Are they going to show that, too? Hard to see how that might attract out-of-state guests and have a positive impact on the state budget.

Again, as the person responsible for writing the content for the Ark Encounter, I can assure you that we most certainly do plan on showing this. We talk about it in the Creation Museum. In fact, that’s one of the major points of building the Ark. Yes, we want to show people the feasibility of such a project—that the animals would fit, that the boat could be built, that Noah could have cared for the animals, etc.—so that people will see that Scripture can be trusted. But the point of doing all of these things is to share the gospel of Jesus Christ. To do this, we will naturally talk about the global judgment of the Flood as well as the upcoming global judgment of this world.

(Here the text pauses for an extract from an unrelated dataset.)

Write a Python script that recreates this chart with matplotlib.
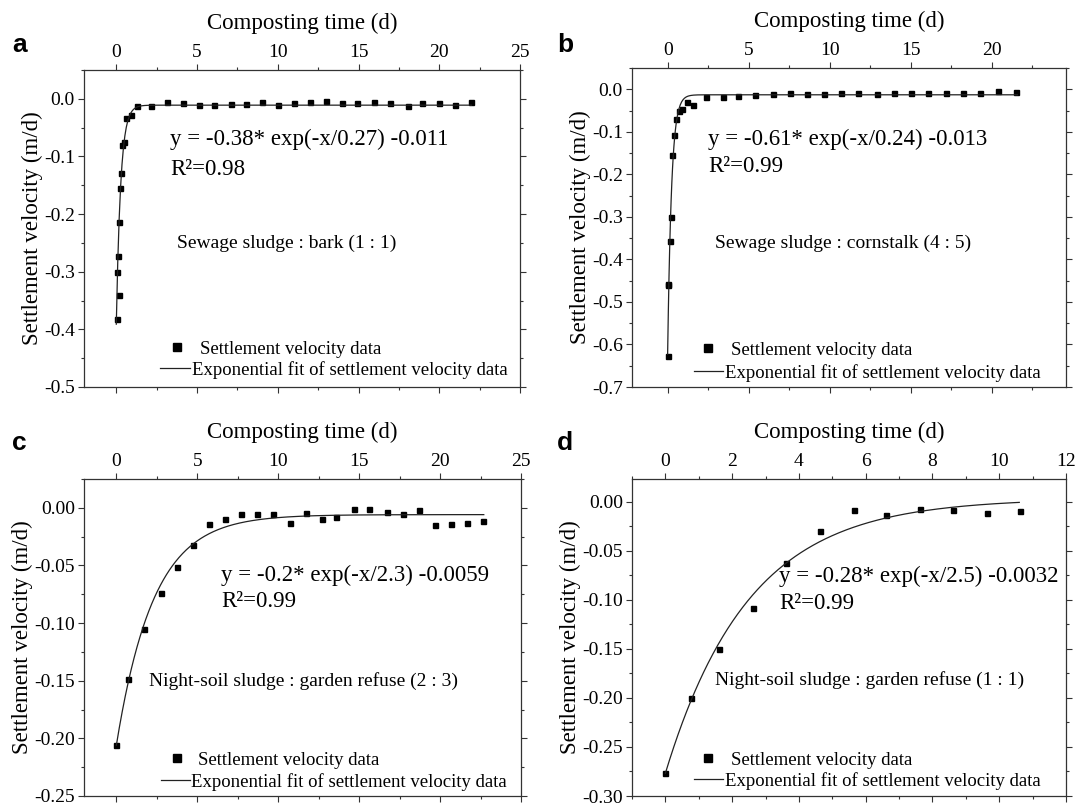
import numpy as np
import matplotlib.pyplot as plt
from matplotlib.ticker import MultipleLocator, FormatStrFormatter

plt.rcParams['font.family'] = ['Liberation Serif', 'DejaVu Serif']
plt.rcParams['axes.unicode_minus'] = False

# ---- data ----
# (a) sewage sludge : bark (1 : 1)
xa = [0.02, 0.14, 0.06, 0.12, 0.18, 0.24, 0.30, 0.36, 0.49, 0.61, 0.92, 1.29, 2.15,
      3.14, 4.13, 5.12, 6.04, 7.1, 8.03, 9.0, 10.0, 10.98, 11.97, 12.96, 14.0, 14.93,
      15.98, 16.97, 18.08, 18.94, 19.99, 20.98, 21.97]
ya = [-0.382, -0.340, -0.300, -0.273, -0.214, -0.155, -0.128, -0.080, -0.075, -0.033,
      -0.028, -0.012, -0.012, -0.005, -0.007, -0.010, -0.010, -0.009, -0.009, -0.005,
      -0.010, -0.008, -0.005, -0.003, -0.008, -0.008, -0.005, -0.008, -0.012, -0.008,
      -0.008, -0.010, -0.006]

# (b) sewage sludge : cornstalk (4 : 5)
xb = [0.0, 0.0, 0.04, 0.15, 0.19, 0.25, 0.37, 0.49, 0.68, 0.91, 1.17, 1.54, 2.35,
      3.40, 4.35, 5.37, 6.48, 7.56, 8.60, 9.67, 10.72, 11.77, 12.90, 13.95, 15.0,
      16.09, 17.19, 18.21, 19.30, 20.41, 21.52]
yb = [-0.628, -0.461, -0.459, -0.356, -0.300, -0.155, -0.108, -0.070, -0.052, -0.0455,
      -0.0305, -0.0376, -0.0188, -0.0188, -0.0164, -0.014, -0.011, -0.008, -0.011,
      -0.011, -0.008, -0.008, -0.011, -0.008, -0.008, -0.008, -0.008, -0.008, -0.008,
      -0.004, -0.0056]

# (c) night-soil sludge : garden refuse (2 : 3)
xc = [0.0, 0.72, 1.73, 2.74, 3.72, 4.73, 5.72, 6.71, 7.70, 8.68, 9.67, 10.72, 11.71,
      12.7, 13.6, 14.67, 15.63, 16.7, 17.7, 18.68, 19.67, 20.66, 21.64, 22.63]
yc = [-0.206, -0.1485, -0.1047, -0.0737, -0.0513, -0.0324, -0.0140, -0.0100, -0.0057,
      -0.0057, -0.0057, -0.0135, -0.0049, -0.0100, -0.0083, -0.0006, -0.0014, -0.0040,
      -0.0057, -0.0023, -0.0146, -0.0138, -0.0129, -0.0117]

# (d) night-soil sludge : garden refuse (1 : 1)
xd = [0.0, 0.77, 1.6, 2.62, 3.6, 4.62, 5.64, 6.61, 7.63, 8.61, 9.63, 10.61]
yd = [-0.277, -0.200, -0.150, -0.108, -0.063, -0.030, -0.009, -0.0135, -0.0071,
      -0.0082, -0.0112, -0.0092]

# exponential fits y = A*exp(-x/t) + y0
fit_A = [-0.38, -0.61, -0.2, -0.28]
fit_t = [0.27, 0.24, 2.3, 2.5]
fit_y0 = [-0.011, -0.013, -0.0059, 0.0032]
fit_xmax = [22.0, 21.6, 22.7, 10.6]

eq_text = ['y = -0.38* exp(-x/0.27) -0.011', 'y = -0.61* exp(-x/0.24) -0.013',
           'y = -0.2* exp(-x/2.3) -0.0059', 'y = -0.28* exp(-x/2.5) -0.0032']
r2_text = ['R\u00b2=0.98', 'R\u00b2=0.99', 'R\u00b2=0.99', 'R\u00b2=0.99']
mix_text = ['Sewage sludge : bark (1 : 1)', 'Sewage sludge : cornstalk (4 : 5)',
            'Night-soil sludge : garden refuse (2 : 3)',
            'Night-soil sludge : garden refuse (1 : 1)']
letters = ['a', 'b', 'c', 'd']

xs = [xa, xb, xc, xd]
ys = [ya, yb, yc, yd]

# ---- layout (pixels) ----
W, H = 1079, 806
boxes = [(84, 70, 520, 387), (632, 68, 1066, 387),
         (84, 479, 521, 796), (632, 479, 1066, 796)]
xlims = [(-2, 25), (-2.2, 24.6), (-2, 25), (-1, 12)]
ylims = [(-0.5, 0.05), (-0.7, 0.05), (-0.25, 0.025), (-0.30, 0.023)]
xmaj = [5, 5, 5, 2]
xmin = [2.5, 2.5, 2.5, 1]
ymaj = [0.1, 0.1, 0.05, 0.05]
ymin = [0.05, 0.05, 0.025, 0.025]
yfmt = ['%.1f', '%.1f', '%.2f', '%.2f']
eq_pos = [(3.35, -0.071), (2.5, -0.119), (6.48, -0.059), (3.41, -0.0765)]
r2_pos = [(3.35, -0.123), (2.5, -0.182), (6.48, -0.081), (3.41, -0.104)]
mix_pos = [(3.78, -0.250), (2.9, -0.362), (1.99, -0.150), (1.49, -0.182)]
# legend geometry in pixels: marker centre x, row y, text x ; line x0, x1, row y, text x
leg1 = [(177, 349, 200), (708, 350, 731), (177, 760, 198), (708, 760, 731)]
leg2 = [(160, 190, 370, 192), (694, 723, 373, 725), (161, 190, 782, 191), (694, 723, 781, 725)]
letter_pos = [(12, 45), (557, 45), (12, 443), (557, 443)]

fig = plt.figure(figsize=(W / 100, H / 100), dpi=100)

for i in range(4):
    l, t, r, b = boxes[i]
    ax = fig.add_axes([l / W, 1 - b / H, (r - l) / W, (b - t) / H])

    pts, = ax.plot(xs[i], ys[i], 's', color='black', ms=3.6, ls='none')
    xf = np.linspace(0, fit_xmax[i], 500)
    yf = fit_A[i] * np.exp(-xf / fit_t[i]) + fit_y0[i]
    ln, = ax.plot(xf, yf, '-', color='#222222', lw=0.9)

    ax.set_xlim(*xlims[i])
    ax.set_ylim(*ylims[i])
    ax.xaxis.set_major_locator(MultipleLocator(xmaj[i]))
    ax.xaxis.set_minor_locator(MultipleLocator(xmin[i]))
    ax.yaxis.set_major_locator(MultipleLocator(ymaj[i]))
    ax.yaxis.set_minor_locator(MultipleLocator(ymin[i]))
    ax.yaxis.set_major_formatter(FormatStrFormatter(yfmt[i]))
    ax.xaxis.set_label_position('top')
    ax.tick_params(which='both', direction='out', top=True, bottom=True, left=True,
                   right=True, labeltop=True, labelbottom=False, labelsize=14,
                   width=0.8, color='#333333')
    ax.tick_params(which='major', length=4, pad=2.5)
    ax.tick_params(which='minor', length=2.5)
    for s in ax.spines.values():
        s.set_linewidth(0.9)
        s.set_color('#333333')

    ax.set_xlabel('Composting time (d)', fontsize=16.5, labelpad=11)
    ax.set_ylabel('Settlement velocity (m/d)', fontsize=16.5, labelpad=1)

    ax.text(*eq_pos[i], eq_text[i], fontsize=16.5, ha='left', va='center')
    ax.text(*r2_pos[i], r2_text[i], fontsize=16.5, ha='left', va='center')
    ax.text(*mix_pos[i], mix_text[i], fontsize=14, ha='left', va='center')

    # two one-row legends, placed like the original
    fs = 13.5
    em = fs * 100 / 72
    mx, my, tx = leg1[i]
    hl = 1.0
    left = mx - hl * em / 2
    lg1 = ax.legend([pts], ['Settlement velocity data'], loc='center left',
                    bbox_to_anchor=((left - l) / (r - l), (b - my) / (b - t)),
                    frameon=False, borderpad=0, borderaxespad=0, handlelength=hl,
                    handletextpad=(tx - left - hl * em) / em, fontsize=fs,
                    markerscale=1.55)
    ax.add_artist(lg1)
    x0, x1, ly, tx2 = leg2[i]
    ax.legend([ln], ['Exponential fit of settlement velocity data'], loc='center left',
              bbox_to_anchor=((x0 - l) / (r - l), (b - ly) / (b - t)),
              frameon=False, borderpad=0, borderaxespad=0,
              handlelength=(x1 - x0) / em, handletextpad=(tx2 - x1) / em, fontsize=fs)

    fig.text(letter_pos[i][0] / W, 1 - letter_pos[i][1] / H, letters[i],
             fontsize=19, fontweight='bold', family='Liberation Sans',
             ha='left', va='center')

fig.savefig('out.png', dpi=100)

We have no desire to hide that teaching. In fact, we wish more people, including professing Christians who deny the global Flood, would come to understand what the Bible teaches in this area, that they would repent of their sins, and that they would trust in the sacrificial death, burial, and Resurrection of Jesus Christ to save them from the coming judgment.

Conclusion

It’s one thing when journalists make a mistake, but it’s an entirely different thing when journalists deliberately distort the facts, yank statements out of context, and then belittle those they dislike on the basis of their distortions. I realize this is from an editorial page, but the article represented some of the worst tendencies in modern “journalism.” Rather than report the facts, this writer decided to push a propaganda piece designed to mock the Bible and those who believe its teachings.

I pray that journalists like this, and all other scoffers, will humble themselves, repent of their sins, and call out for God’s forgiveness made possible by the sacrificial death, burial, and Resurrection of Jesus Christ.